Around the world many Christians understand this as they are persecuted for their faith sometimes to the point of death. The reality of Christians and others who are persecuted for their faith in many countries is quite unlike many American Christians who seem to believe that if someone disagrees with them they are being persecuted, despite enjoying tremendous political power and being the majority religion of the land. Yet even in this country we live in a Good Friday world, maybe not like those that are dying for their faith but certainly in a place where suffering and violence abound, where innocent people are brutally murdered and where natural disasters bring destruction on the just and the unjust alike. In fact our country is experiencing a crisis of an order that it has not seen in many decades even while war, economic collapse and natural disasters and deep political division have left many people in deep despondency as well as in a very angry mood.
Our technology enables us to gather information and to receive news often faster than we can absorb it, thus when deluged by bad news it is easy to lose sight of the things that matter in life, especially relationships with those that we love as well as those that become part of our lives and of the Crucified God.
It is during Lent, Holy Week and in the Easter Triduum of Holy or Maundy Thursday, Good Friday and Easter that the reality of God participating in our world, the real world of pain, suffering, injustice and death becomes something that keeps us, or rather those who profess the Christian faith from simply becoming exponents of what Luther termed the “theology of glory.” The Cross is that scandal or stumbling block that according to Jürgen Moltmann, the knowledge of which “brings a conflict of interest between God who has become man and man who wishes to become God.” It is the Cross which forces us to deal with the present realities even while we remain fixed upon the hope of Easter.

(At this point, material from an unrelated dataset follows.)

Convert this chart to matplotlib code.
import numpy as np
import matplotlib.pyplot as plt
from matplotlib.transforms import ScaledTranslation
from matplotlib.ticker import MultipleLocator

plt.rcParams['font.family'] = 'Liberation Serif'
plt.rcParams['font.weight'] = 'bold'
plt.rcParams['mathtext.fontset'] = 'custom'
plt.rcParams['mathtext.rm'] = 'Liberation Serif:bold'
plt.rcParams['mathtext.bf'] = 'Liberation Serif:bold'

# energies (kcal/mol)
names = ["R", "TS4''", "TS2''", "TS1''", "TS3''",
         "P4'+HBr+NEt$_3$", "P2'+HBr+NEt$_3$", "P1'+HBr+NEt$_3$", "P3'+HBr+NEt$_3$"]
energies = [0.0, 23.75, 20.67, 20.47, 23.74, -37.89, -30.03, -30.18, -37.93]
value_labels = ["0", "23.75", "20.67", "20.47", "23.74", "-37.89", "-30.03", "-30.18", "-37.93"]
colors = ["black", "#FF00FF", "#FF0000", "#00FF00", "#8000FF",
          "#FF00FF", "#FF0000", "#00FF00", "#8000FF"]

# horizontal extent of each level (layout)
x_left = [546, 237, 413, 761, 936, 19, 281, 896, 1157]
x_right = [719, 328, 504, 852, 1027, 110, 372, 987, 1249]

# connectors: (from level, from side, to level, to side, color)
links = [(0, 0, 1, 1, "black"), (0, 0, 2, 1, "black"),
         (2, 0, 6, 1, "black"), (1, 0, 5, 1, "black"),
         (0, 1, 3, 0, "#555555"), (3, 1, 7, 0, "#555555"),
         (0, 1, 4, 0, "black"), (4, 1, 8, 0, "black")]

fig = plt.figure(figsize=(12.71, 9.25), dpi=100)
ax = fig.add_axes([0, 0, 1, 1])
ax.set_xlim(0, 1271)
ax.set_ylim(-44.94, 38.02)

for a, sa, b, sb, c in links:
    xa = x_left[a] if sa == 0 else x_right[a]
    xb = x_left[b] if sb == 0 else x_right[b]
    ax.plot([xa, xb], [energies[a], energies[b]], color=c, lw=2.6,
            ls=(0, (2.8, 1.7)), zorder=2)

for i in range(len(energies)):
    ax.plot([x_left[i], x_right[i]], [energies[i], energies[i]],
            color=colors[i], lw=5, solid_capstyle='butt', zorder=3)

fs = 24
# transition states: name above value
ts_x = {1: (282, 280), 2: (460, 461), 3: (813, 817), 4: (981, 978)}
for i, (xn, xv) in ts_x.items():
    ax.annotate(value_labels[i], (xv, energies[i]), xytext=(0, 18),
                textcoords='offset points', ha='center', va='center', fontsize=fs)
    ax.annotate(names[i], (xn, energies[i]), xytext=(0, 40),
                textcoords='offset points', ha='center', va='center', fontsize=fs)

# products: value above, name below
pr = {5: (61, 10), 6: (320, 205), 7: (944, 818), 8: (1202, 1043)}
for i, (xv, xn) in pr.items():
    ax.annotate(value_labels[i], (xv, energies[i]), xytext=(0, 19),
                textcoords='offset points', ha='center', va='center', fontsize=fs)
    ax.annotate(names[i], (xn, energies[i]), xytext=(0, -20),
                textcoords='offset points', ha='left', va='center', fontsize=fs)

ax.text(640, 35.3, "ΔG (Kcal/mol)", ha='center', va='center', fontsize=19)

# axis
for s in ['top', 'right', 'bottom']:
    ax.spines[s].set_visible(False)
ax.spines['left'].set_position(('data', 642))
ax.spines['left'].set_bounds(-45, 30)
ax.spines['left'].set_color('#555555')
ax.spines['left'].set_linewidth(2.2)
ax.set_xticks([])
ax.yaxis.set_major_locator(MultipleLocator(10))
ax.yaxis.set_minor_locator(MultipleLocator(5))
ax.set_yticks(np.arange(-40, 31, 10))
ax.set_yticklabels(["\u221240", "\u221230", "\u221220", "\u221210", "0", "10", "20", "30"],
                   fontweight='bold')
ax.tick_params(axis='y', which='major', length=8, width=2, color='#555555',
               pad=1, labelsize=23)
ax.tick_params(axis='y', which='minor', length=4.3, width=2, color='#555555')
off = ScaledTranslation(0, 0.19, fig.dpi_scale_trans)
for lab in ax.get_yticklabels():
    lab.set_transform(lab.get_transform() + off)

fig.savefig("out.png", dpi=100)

Unfortunately for many American Christians our focus tends to be less on the Crucified and Risen God than on our attempts to use the raw power of the political process and unsavory compromises with those that would co-opt and compromise the faithful for the advancement of their political, social and economic agendas. This is nothing new; it has been an unfortunate and painful series of chapters in the history of the Christian Church since the time that Christianity became legal and the State religion during the reign of Constantine. The sad truth is that in Western Christianity beginning with the Catholic Church and extending out to those that have been the theological heirs of Saint Augustine Catholic and Protestant alike have more often than not allowed their faith to be subordinated to their political, economic and social agendas and thereby becoming captive to things that are often antithetical to the Gospel.

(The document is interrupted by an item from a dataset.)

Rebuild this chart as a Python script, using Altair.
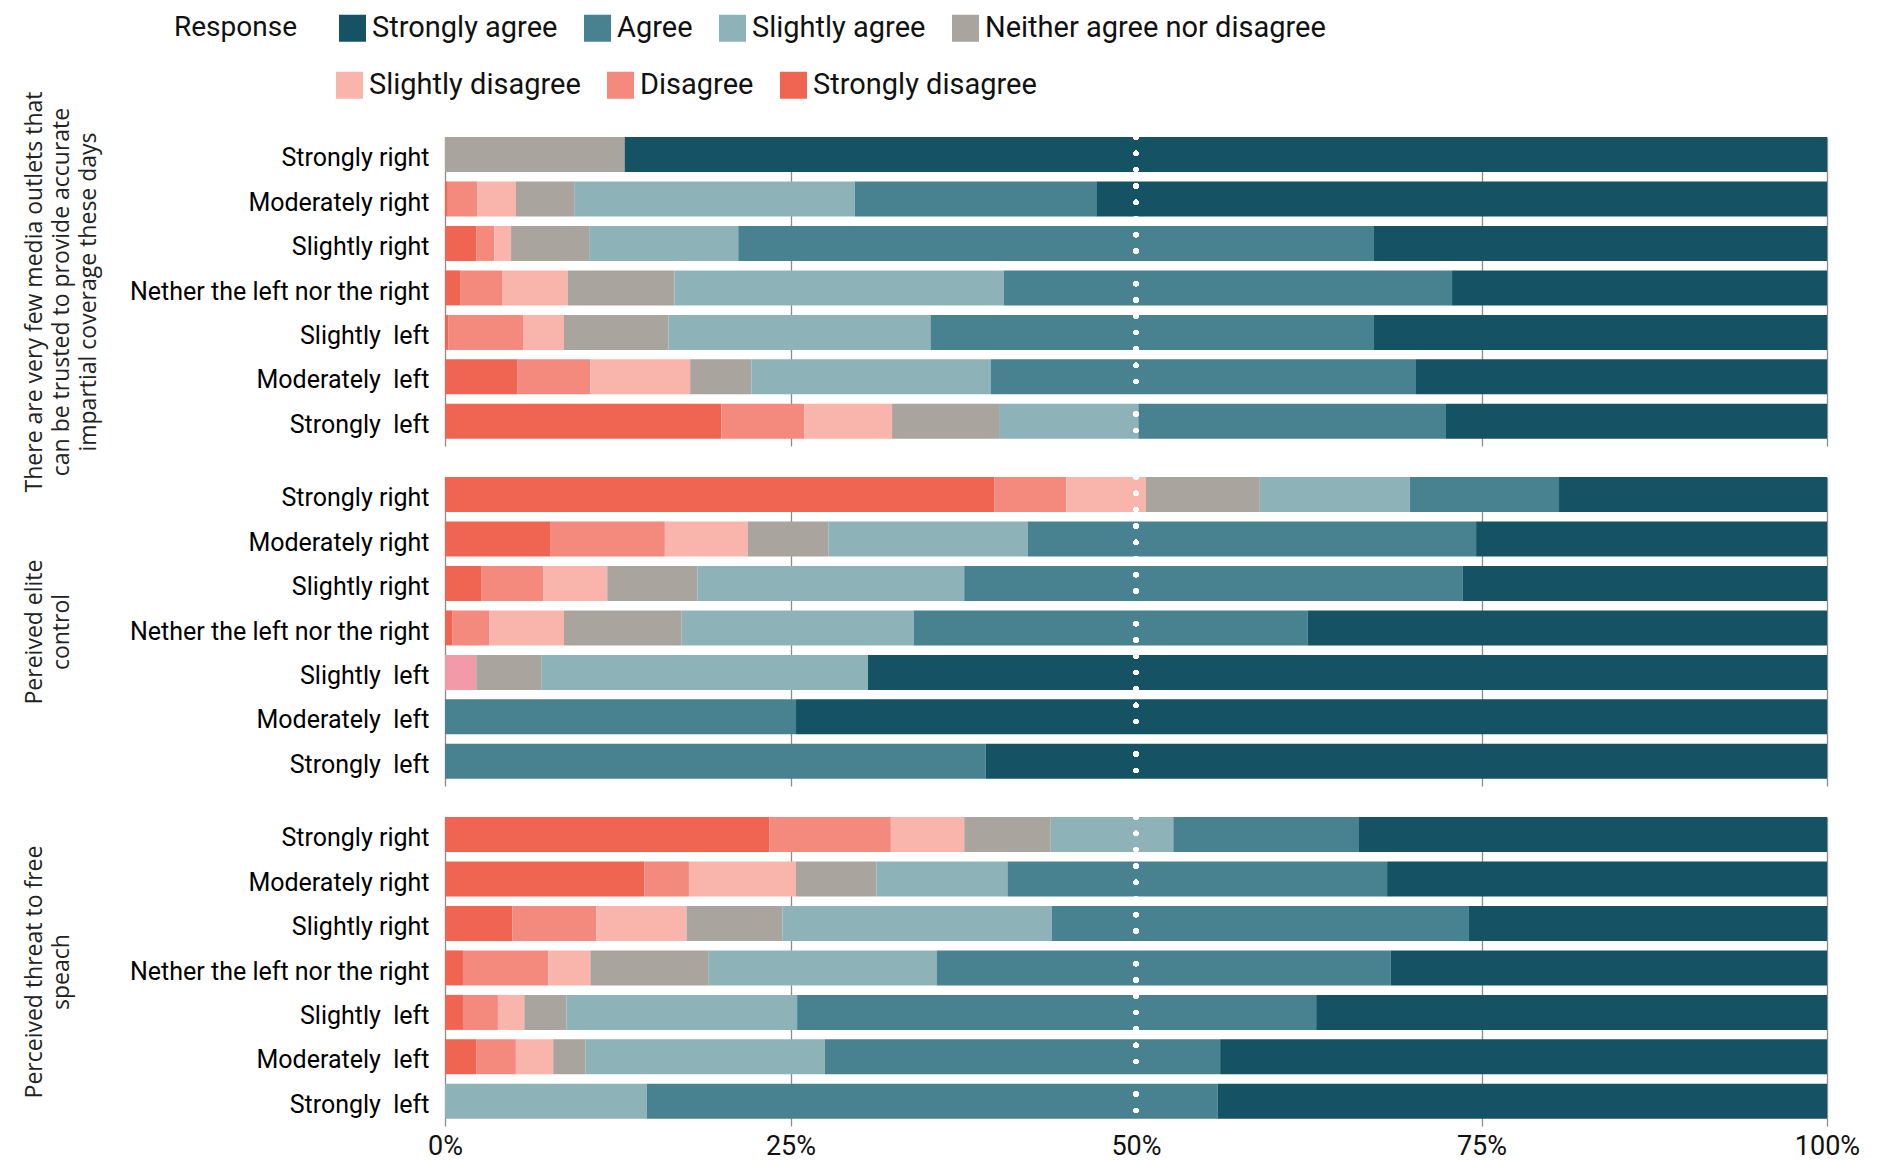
import altair as alt
import pandas as pd

# ---------------- data ----------------
RESPONSES = ["Strongly disagree", "Disagree", "Unlabelled", "Slightly disagree",
             "Neither agree nor disagree", "Slightly agree", "Agree", "Strongly agree"]
AGREE_SIDE = ["Strongly agree", "Agree", "Slightly agree", "Neither agree nor disagree"]
AGREE_COLORS = ["#155264", "#488290", "#8db3b9", "#a9a49e"]
DISAGREE_SIDE = ["Slightly disagree", "Disagree", "Strongly disagree", "Unlabelled"]
DISAGREE_COLORS = ["#f9b5ac", "#f48a7e", "#f06552", "#f29aa8"]

ORIENTATIONS = ["Strongly right", "Moderately right", "Slightly right",
                "Nether the left nor the right", "Slightly\u00a0\u00a0left",
                "Moderately\u00a0\u00a0left", "Strongly\u00a0\u00a0left"]

PANEL_TITLES = [
    ["There are very few media outlets that", "can be trusted to provide accurate",
     "impartial coverage these days"],
    ["Pereived elite", "control"],
    ["Perceived threat to free", "speach"],
]

# values per orientation, in RESPONSES order:
# [Strongly disagree, Disagree, Unlabelled, Slightly disagree, Neither, Slightly agree, Agree, Strongly agree]
MEDIA = [
    [0.0, 0.0, 0.0, 0.0, 13.0, 0.0, 0.0, 87.0],
    [0.2, 2.15, 0.0, 2.78, 4.26, 20.26, 17.48, 52.87],
    [2.26, 1.31, 0.0, 1.21, 5.65, 10.79, 46.0, 32.78],
    [1.13, 3.04, 0.0, 4.70, 7.74, 23.82, 32.44, 27.13],
    [0.26, 5.39, 0.0, 2.96, 7.56, 18.96, 32.09, 32.78],
    [5.22, 5.30, 0.0, 7.22, 4.43, 17.31, 30.78, 29.74],
    [20.0, 6.0, 0.0, 6.35, 7.74, 10.08, 22.26, 27.57],
]
ELITE = [
    [39.74, 5.22, 0.0, 5.74, 8.26, 10.87, 10.78, 19.39],
    [7.65, 8.26, 0.0, 6.0, 5.83, 14.43, 32.44, 25.39],
    [2.61, 4.52, 0.0, 4.61, 6.52, 19.31, 36.08, 26.35],
    [0.52, 2.70, 0.0, 5.39, 8.52, 16.78, 28.52, 37.57],
    [0.0, 0.0, 2.26, 0.0, 4.70, 23.65, 0.0, 69.39],
    [0.0, 0.0, 0.0, 0.0, 0.0, 0.0, 25.4, 74.6],
    [0.0, 0.0, 0.0, 0.0, 0.0, 0.0, 39.13, 60.87],
]
SPEECH = [
    [23.48, 8.78, 0.0, 5.31, 6.26, 8.87, 13.39, 33.91],
    [14.43, 3.22, 0.0, 7.74, 5.83, 9.48, 27.47, 31.83],
    [4.87, 6.09, 0.0, 6.52, 6.95, 19.48, 30.18, 25.91],
    [1.30, 6.18, 0.0, 3.04, 8.52, 16.53, 32.86, 31.57],
    [1.30, 2.53, 0.0, 1.91, 3.04, 16.70, 37.56, 36.96],
    [2.26, 2.87, 0.0, 2.70, 2.34, 17.31, 28.61, 43.91],
    [0.0, 0.0, 0.0, 0.0, 0.0, 14.61, 41.30, 44.09],
]
PANEL_VALUES = [MEDIA, ELITE, SPEECH]

rows = []
for p, table in enumerate(PANEL_VALUES):
    for o, vals in zip(ORIENTATIONS, table):
        for r, (resp, v) in enumerate(zip(RESPONSES, vals)):
            if v > 0:
                rows.append({"panel": p, "orientation": o, "response": resp,
                             "value": v, "rank": r})
df = pd.DataFrame(rows)

# ---------------- style ----------------
LABEL_FONT = "Roboto"
TITLE_FONT = "Open Sans"
W, H = 1382, 309
GRID = "#8c8c8c"

common_legend = dict(
    orient="none", direction="horizontal",
    labelFont=LABEL_FONT, labelFontSize=29, labelColor="#111", labelOffset=5,
    labelLimit=500, symbolType="square", symbolSize=729, symbolStrokeWidth=0,
    symbolOpacity=1, columnPadding=25,
)
legend_agree = alt.Legend(
    legendX=-271, legendY=-123.5, values=AGREE_SIDE,
    title="Response", titleOrient="left", titleAnchor="start", titleBaseline="top",
    titleFont=LABEL_FONT, titleFontSize=28, titleFontWeight="normal",
    titleColor="#111", titlePadding=40, **common_legend,
)
legend_disagree = alt.Legend(
    legendX=-110, legendY=-66.5, values=DISAGREE_SIDE[:3], title=None,
    **common_legend,
)


def panel(i):
    last = i == len(PANEL_VALUES) - 1
    xaxis = alt.Axis(
        values=[0, 0.25, 0.5, 0.75, 1], format=".0%", title=None,
        grid=True, gridWidth=1.3,
        gridColor=alt.condition("datum.value == 0.5", alt.value("transparent"), alt.value(GRID)),
        domain=False, ticks=False, labels=last,
        labelFont=LABEL_FONT, labelFontSize=27, labelColor="#111",
        labelPadding=7, labelFlush=False,
    )
    yaxis = alt.Axis(
        title=PANEL_TITLES[i], titleFont=TITLE_FONT, titleFontSize=23,
        titleFontWeight="normal", titleColor="#222", titleAngle=270,
        titleAlign="center", titleBaseline="top", titleX=-422, titleY=H / 2,
        titleLineHeight=27, domain=False, ticks=False,
        labelFont=LABEL_FONT, labelFontSize=25, labelColor="#000",
        labelPadding=16, labelLimit=400,
    )
    x = alt.X("start:Q", scale=alt.Scale(domain=[0, 1], nice=False), axis=xaxis)
    y = alt.Y("orientation:N", sort=ORIENTATIONS,
              scale=alt.Scale(paddingInner=0.213, paddingOuter=0.08), axis=yaxis)

    base = (
        alt.Chart(df)
        .transform_filter(alt.datum.panel == i)
        .transform_joinaggregate(total="sum(value)", groupby=["orientation"])
        .transform_calculate(pct="datum.value / datum.total")
        .transform_window(end="sum(pct)", sort=[alt.SortField("rank")],
                          groupby=["orientation"], frame=[None, 0])
        .transform_calculate(start="datum.end - datum.pct")
    )
    agree = base.transform_filter(alt.datum.rank >= 4).mark_bar(yOffset=-3.6).encode(
        x=x, x2="end:Q", y=y,
        color=alt.Color("response:N",
                        scale=alt.Scale(domain=AGREE_SIDE, range=AGREE_COLORS),
                        legend=legend_agree),
    )
    disagree = base.transform_filter(alt.datum.rank <= 3).mark_bar(yOffset=-3.6).encode(
        x=x, x2="end:Q", y=y,
        fill=alt.Fill("response:N",
                      scale=alt.Scale(domain=DISAGREE_SIDE, range=DISAGREE_COLORS),
                      legend=legend_disagree),
    )
    rule = alt.Chart(df).transform_filter(alt.datum.panel == i).mark_rule(
        color="white", strokeWidth=5, strokeDash=[0, 16.3], strokeCap="round"
    ).encode(x=alt.datum(0.5))
    return alt.layer(disagree, agree, rule).properties(width=W, height=H)


chart = alt.vconcat(panel(0), panel(1), panel(2), spacing=31, bounds="flush").properties(
    padding={"left": 15, "top": 5, "right": 5, "bottom": 0}
).configure_view(stroke=None)

chart.save("out.html", embed_options={"renderer": "svg", "actions": False})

Yet in the midst of this there is the constant call of the Gospel, that “God was reconciling the world to himself counting men’s sins not against them.” Moltmann puts this paradox well when he says:
“When God becomes man in Jesus of Nazareth, he not only enters into the finitude of man, but in his death on the cross also enters into the situation of man’s godforsakenness. In Jesus he does not die the natural death of a finite being, but the violent death of the criminal on the cross, the death of complete abandonment by God. The suffering in the passion of Jesus is abandonment, rejection by God, his Father. God does not become a religion, so that man participates in him by corresponding religious thoughts and feelings. God does not become a law, so that man participates in him through obedience to a law. God does not become an ideal, so that man achieves community with him through constant striving. He humbles himself and takes upon himself the eternal death of the godless and the godforsaken, so that all the godless and the godforsaken can experience communion with him.”
It is in this that Christians can fully be Easter People who live in a Good Friday world. It is in living the paradox of Good Friday and Easter that we find just how God humbled himself for all people. In suffering the wrath of some incredibly religious people Jesus in the eloquent words of Paul the Apostle “though he was in the form of God, did not regard equality with God as something to be exploited, 7but emptied himself, taking the form of a slave, being born in human likeness. And being found in human form, he humbled himself and became obedient to the point of death— even death on a cross.” (Phil 4:7-8) and in that God, “who reconciled us to himself through Christ, and has given us the ministry of reconciliation; that is, in Christ God was reconciling the world to himself, not counting their trespasses against them, and entrusting the message of reconciliation to us.” (2 Cor 5:18-19)
Yes this is what it means to be an Easter people living in a Good Friday World.